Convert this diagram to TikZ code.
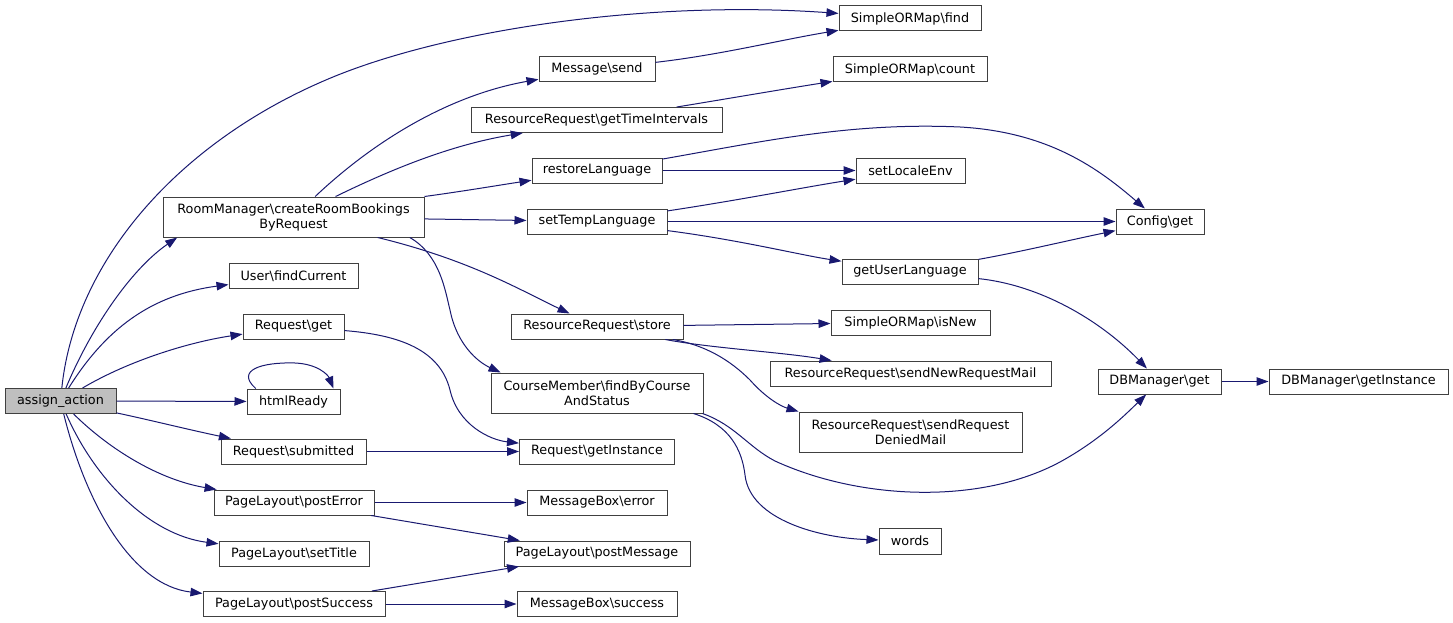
\documentclass[tikz,border=0pt]{standalone}
\usepackage{fontspec}
\setmainfont{DejaVu Sans}
\usetikzlibrary{arrows.meta}
\definecolor{edgeblue}{HTML}{191970}
\definecolor{boxgray}{HTML}{404040}
\definecolor{rootfill}{HTML}{BFBFBF}
\newcommand{\BSx}{\textbackslash}
\begin{document}
\begin{tikzpicture}[x=1pt,y=-1pt,
  fn/.style={draw=boxgray, line width=1pt, fill=white, inner sep=0pt,
    minimum height=25pt, font=\fontsize{12.8}{15}\selectfont, align=center},
  twoline/.style={minimum height=40pt},
  root/.style={fill=rootfill},
  callarrow/.style={draw=edgeblue, line width=1pt, -{Triangle[length=12pt,width=8.5pt]}}]
\fill[white] (0,0) rectangle (1453,623);
\useasboundingbox (0,0) rectangle (1453,623);

% rank 0
\node[fn, root, minimum width=111pt] (A) at (60.5,401) {assign\_action};
% rank 1
\node[fn, twoline, minimum width=261pt] (room) at (293.5,217) {RoomManager\BSx createRoomBookings\\ByRequest};
\node[fn, minimum width=129pt] (findcur) at (293.5,276) {User\BSx findCurrent};
\node[fn, minimum width=101pt] (rget) at (293.5,326.5) {Request\BSx get};
\node[fn, minimum width=93pt] (html) at (293.5,401.5) {htmlReady};
\node[fn, minimum width=145pt] (submitted) at (293.5,451.5) {Request\BSx submitted};
\node[fn, minimum width=160pt] (posterr) at (294,502.5) {PageLayout\BSx postError};
\node[fn, minimum width=150pt] (settitle) at (294,553.5) {PageLayout\BSx setTitle};
\node[fn, minimum width=182pt] (postsucc) at (294,604) {PageLayout\BSx postSuccess};
% rank 2
\node[fn, minimum width=116pt] (msend) at (597,69) {Message\BSx send};
\node[fn, minimum width=251pt] (gti) at (596.5,120) {ResourceRequest\BSx getTimeIntervals};
\node[fn, minimum width=130pt] (restore) at (597,170.5) {restoreLanguage};
\node[fn, minimum width=140pt] (temp) at (597,221.5) {setTempLanguage};
\node[fn, minimum width=172pt] (store) at (597,326.5) {ResourceRequest\BSx store};
\node[fn, twoline, minimum width=212pt] (course) at (597,393) {CourseMember\BSx findByCourse\\AndStatus};
\node[fn, minimum width=155pt] (rinst) at (597,451.5) {Request\BSx getInstance};
\node[fn, minimum width=140pt] (mberr) at (597,502.5) {MessageBox\BSx error};
\node[fn, minimum width=186pt] (postmsg) at (597,553.5) {PageLayout\BSx postMessage};
\node[fn, minimum width=160pt] (mbsucc) at (597,604) {MessageBox\BSx success};
% rank 3
\node[fn, minimum width=142pt] (find) at (910,18.5) {SimpleORMap\BSx find};
\node[fn, minimum width=154pt] (count) at (910,69.5) {SimpleORMap\BSx count};
\node[fn, minimum width=109pt] (locale) at (910.5,170.5) {setLocaleEnv};
\node[fn, minimum width=136pt] (userlang) at (910,271.5) {getUserLanguage};
\node[fn, minimum width=159pt] (isnew) at (910.5,322.5) {SimpleORMap\BSx isNew};
\node[fn, minimum width=281pt] (newmail) at (910.5,373.5) {ResourceRequest\BSx sendNewRequestMail};
\node[fn, twoline, minimum width=223pt] (denied) at (910.5,432) {ResourceRequest\BSx sendRequest\\DeniedMail};
\node[fn, minimum width=62pt, minimum height=26pt] (words) at (910,541) {words};
% rank 4
\node[fn, minimum width=88pt] (config) at (1160,221.5) {Config\BSx get};
\node[fn, minimum width=123pt] (dbget) at (1159.5,381.5) {DBManager\BSx get};
% rank 5
\node[fn, minimum width=179pt] (dbinst) at (1358.5,381.5) {DBManager\BSx getInstance};

% edges from assign_action
\draw[callarrow] (A) .. controls (75,260) and (180,140) .. (333,77) .. controls (450,29) and (650,0) .. (find);
\draw[callarrow] (A) .. controls (90,330) and (130,270) .. (room.190);
\draw[callarrow] (A) .. controls (105,330) and (150,295) .. (findcur);
\draw[callarrow] (A) .. controls (130,360) and (190,342) .. (rget);
\draw[callarrow] (A) -- (html);
\draw[callarrow] (html.161) .. controls (235,370) and (262,362) .. (295,363) .. controls (318,364) and (328,375) .. (html.18);
\draw[callarrow] (A) .. controls (150,420) and (190,430) .. (submitted);
\draw[callarrow] (A) .. controls (110,450) and (160,480) .. (posterr);
\draw[callarrow] (A) .. controls (95,480) and (150,535) .. (settitle);
\draw[callarrow] (A) .. controls (85,500) and (130,585) .. (postsucc);

% edges from RoomManager
\draw[callarrow] (room) .. controls (375,140) and (450,95) .. (msend);
\draw[callarrow] (room) .. controls (390,170) and (450,145) .. (gti.190);
\draw[callarrow] (room.north east) .. controls (465,191) and (500,185) .. (restore);
\draw[callarrow] (room) -- (temp);
\draw[callarrow] (room) .. controls (470,260) and (520,290) .. (store);
\draw[callarrow] (room.-10.4) .. controls (440,255) and (445,290) .. (450,310) .. controls (457,345) and (478,362) .. (course.168);

% rank 2 edges
\draw[callarrow] (msend) .. controls (720,55) and (780,40) .. (find);
\draw[callarrow] (gti) .. controls (720,100) and (790,88) .. (count);
\draw[callarrow] (restore) -- (locale);
\draw[callarrow] (restore) .. controls (760,142) and (850,122) .. (960,127) .. controls (1050,132) and (1100,170) .. (config);
\draw[callarrow] (temp) .. controls (740,200) and (800,188) .. (locale);
\draw[callarrow] (temp) -- (config);
\draw[callarrow] (temp) .. controls (740,240) and (800,255) .. (userlang);
\draw[callarrow] (store) -- (isnew);
\draw[callarrow] (store) .. controls (710,348) and (780,352) .. (newmail);
\draw[callarrow] (store) .. controls (705,345) and (730,360) .. (750,380) .. controls (765,397) and (780,406) .. (denied.north west);
\draw[callarrow] (course.-12) .. controls (730,425) and (742,450) .. (745,475) .. controls (750,520) and (820,538) .. (words);
\draw[callarrow] (course.-11.5) .. controls (735,425) and (748,447) .. (775,461) .. controls (860,500) and (980,505) .. (1060,462) .. controls (1100,440) and (1125,415) .. (dbget);
\draw[callarrow] (rget) .. controls (400,335) and (440,350) .. (450,390) .. controls (458,425) and (490,440) .. (rinst);
\draw[callarrow] (submitted) -- (rinst);
\draw[callarrow] (posterr) -- (mberr);
\draw[callarrow] (posterr) -- (postmsg);
\draw[callarrow] (postsucc) -- (postmsg);
\draw[callarrow] (postsucc) -- (mbsucc);

% rank 3/4 edges
\draw[callarrow] (userlang) .. controls (1020,252) and (1070,240) .. (config);
\draw[callarrow] (userlang) .. controls (1040,285) and (1100,320) .. (dbget);
\draw[callarrow] (dbget) -- (dbinst);
\end{tikzpicture}
\end{document}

════════

Directions =>
Every line above should be returned exactly; the pictures stay out.

Response =>
Convert this diagram to TikZ code.
\documentclass[tikz,border=0pt]{standalone}
\usepackage{fontspec}
\setmainfont{DejaVu Sans}
\usetikzlibrary{arrows.meta}
\definecolor{edgeblue}{HTML}{191970}
\definecolor{boxgray}{HTML}{404040}
\definecolor{rootfill}{HTML}{BFBFBF}
\newcommand{\BSx}{\textbackslash}
\begin{document}
\begin{tikzpicture}[x=1pt,y=-1pt,
  fn/.style={draw=boxgray, line width=1pt, fill=white, inner sep=0pt,
    minimum height=25pt, font=\fontsize{12.8}{15}\selectfont, align=center},
  twoline/.style={minimum height=40pt},
  root/.style={fill=rootfill},
  callarrow/.style={draw=edgeblue, line width=1pt, -{Triangle[length=12pt,width=8.5pt]}}]
\fill[white] (0,0) rectangle (1453,623);
\useasboundingbox (0,0) rectangle (1453,623);

% rank 0
\node[fn, root, minimum width=111pt] (A) at (60.5,401) {assign\_action};
% rank 1
\node[fn, twoline, minimum width=261pt] (room) at (293.5,217) {RoomManager\BSx createRoomBookings\\ByRequest};
\node[fn, minimum width=129pt] (findcur) at (293.5,276) {User\BSx findCurrent};
\node[fn, minimum width=101pt] (rget) at (293.5,326.5) {Request\BSx get};
\node[fn, minimum width=93pt] (html) at (293.5,401.5) {htmlReady};
\node[fn, minimum width=145pt] (submitted) at (293.5,451.5) {Request\BSx submitted};
\node[fn, minimum width=160pt] (posterr) at (294,502.5) {PageLayout\BSx postError};
\node[fn, minimum width=150pt] (settitle) at (294,553.5) {PageLayout\BSx setTitle};
\node[fn, minimum width=182pt] (postsucc) at (294,604) {PageLayout\BSx postSuccess};
% rank 2
\node[fn, minimum width=116pt] (msend) at (597,69) {Message\BSx send};
\node[fn, minimum width=251pt] (gti) at (596.5,120) {ResourceRequest\BSx getTimeIntervals};
\node[fn, minimum width=130pt] (restore) at (597,170.5) {restoreLanguage};
\node[fn, minimum width=140pt] (temp) at (597,221.5) {setTempLanguage};
\node[fn, minimum width=172pt] (store) at (597,326.5) {ResourceRequest\BSx store};
\node[fn, twoline, minimum width=212pt] (course) at (597,393) {CourseMember\BSx findByCourse\\AndStatus};
\node[fn, minimum width=155pt] (rinst) at (597,451.5) {Request\BSx getInstance};
\node[fn, minimum width=140pt] (mberr) at (597,502.5) {MessageBox\BSx error};
\node[fn, minimum width=186pt] (postmsg) at (597,553.5) {PageLayout\BSx postMessage};
\node[fn, minimum width=160pt] (mbsucc) at (597,604) {MessageBox\BSx success};
% rank 3
\node[fn, minimum width=142pt] (find) at (910,18.5) {SimpleORMap\BSx find};
\node[fn, minimum width=154pt] (count) at (910,69.5) {SimpleORMap\BSx count};
\node[fn, minimum width=109pt] (locale) at (910.5,170.5) {setLocaleEnv};
\node[fn, minimum width=136pt] (userlang) at (910,271.5) {getUserLanguage};
\node[fn, minimum width=159pt] (isnew) at (910.5,322.5) {SimpleORMap\BSx isNew};
\node[fn, minimum width=281pt] (newmail) at (910.5,373.5) {ResourceRequest\BSx sendNewRequestMail};
\node[fn, twoline, minimum width=223pt] (denied) at (910.5,432) {ResourceRequest\BSx sendRequest\\DeniedMail};
\node[fn, minimum width=62pt, minimum height=26pt] (words) at (910,541) {words};
% rank 4
\node[fn, minimum width=88pt] (config) at (1160,221.5) {Config\BSx get};
\node[fn, minimum width=123pt] (dbget) at (1159.5,381.5) {DBManager\BSx get};
% rank 5
\node[fn, minimum width=179pt] (dbinst) at (1358.5,381.5) {DBManager\BSx getInstance};

% edges from assign_action
\draw[callarrow] (A) .. controls (75,260) and (180,140) .. (333,77) .. controls (450,29) and (650,0) .. (find);
\draw[callarrow] (A) .. controls (90,330) and (130,270) .. (room.190);
\draw[callarrow] (A) .. controls (105,330) and (150,295) .. (findcur);
\draw[callarrow] (A) .. controls (130,360) and (190,342) .. (rget);
\draw[callarrow] (A) -- (html);
\draw[callarrow] (html.161) .. controls (235,370) and (262,362) .. (295,363) .. controls (318,364) and (328,375) .. (html.18);
\draw[callarrow] (A) .. controls (150,420) and (190,430) .. (submitted);
\draw[callarrow] (A) .. controls (110,450) and (160,480) .. (posterr);
\draw[callarrow] (A) .. controls (95,480) and (150,535) .. (settitle);
\draw[callarrow] (A) .. controls (85,500) and (130,585) .. (postsucc);

% edges from RoomManager
\draw[callarrow] (room) .. controls (375,140) and (450,95) .. (msend);
\draw[callarrow] (room) .. controls (390,170) and (450,145) .. (gti.190);
\draw[callarrow] (room.north east) .. controls (465,191) and (500,185) .. (restore);
\draw[callarrow] (room) -- (temp);
\draw[callarrow] (room) .. controls (470,260) and (520,290) .. (store);
\draw[callarrow] (room.-10.4) .. controls (440,255) and (445,290) .. (450,310) .. controls (457,345) and (478,362) .. (course.168);

% rank 2 edges
\draw[callarrow] (msend) .. controls (720,55) and (780,40) .. (find);
\draw[callarrow] (gti) .. controls (720,100) and (790,88) .. (count);
\draw[callarrow] (restore) -- (locale);
\draw[callarrow] (restore) .. controls (760,142) and (850,122) .. (960,127) .. controls (1050,132) and (1100,170) .. (config);
\draw[callarrow] (temp) .. controls (740,200) and (800,188) .. (locale);
\draw[callarrow] (temp) -- (config);
\draw[callarrow] (temp) .. controls (740,240) and (800,255) .. (userlang);
\draw[callarrow] (store) -- (isnew);
\draw[callarrow] (store) .. controls (710,348) and (780,352) .. (newmail);
\draw[callarrow] (store) .. controls (705,345) and (730,360) .. (750,380) .. controls (765,397) and (780,406) .. (denied.north west);
\draw[callarrow] (course.-12) .. controls (730,425) and (742,450) .. (745,475) .. controls (750,520) and (820,538) .. (words);
\draw[callarrow] (course.-11.5) .. controls (735,425) and (748,447) .. (775,461) .. controls (860,500) and (980,505) .. (1060,462) .. controls (1100,440) and (1125,415) .. (dbget);
\draw[callarrow] (rget) .. controls (400,335) and (440,350) .. (450,390) .. controls (458,425) and (490,440) .. (rinst);
\draw[callarrow] (submitted) -- (rinst);
\draw[callarrow] (posterr) -- (mberr);
\draw[callarrow] (posterr) -- (postmsg);
\draw[callarrow] (postsucc) -- (postmsg);
\draw[callarrow] (postsucc) -- (mbsucc);

% rank 3/4 edges
\draw[callarrow] (userlang) .. controls (1020,252) and (1070,240) .. (config);
\draw[callarrow] (userlang) .. controls (1040,285) and (1100,320) .. (dbget);
\draw[callarrow] (dbget) -- (dbinst);
\end{tikzpicture}
\end{document}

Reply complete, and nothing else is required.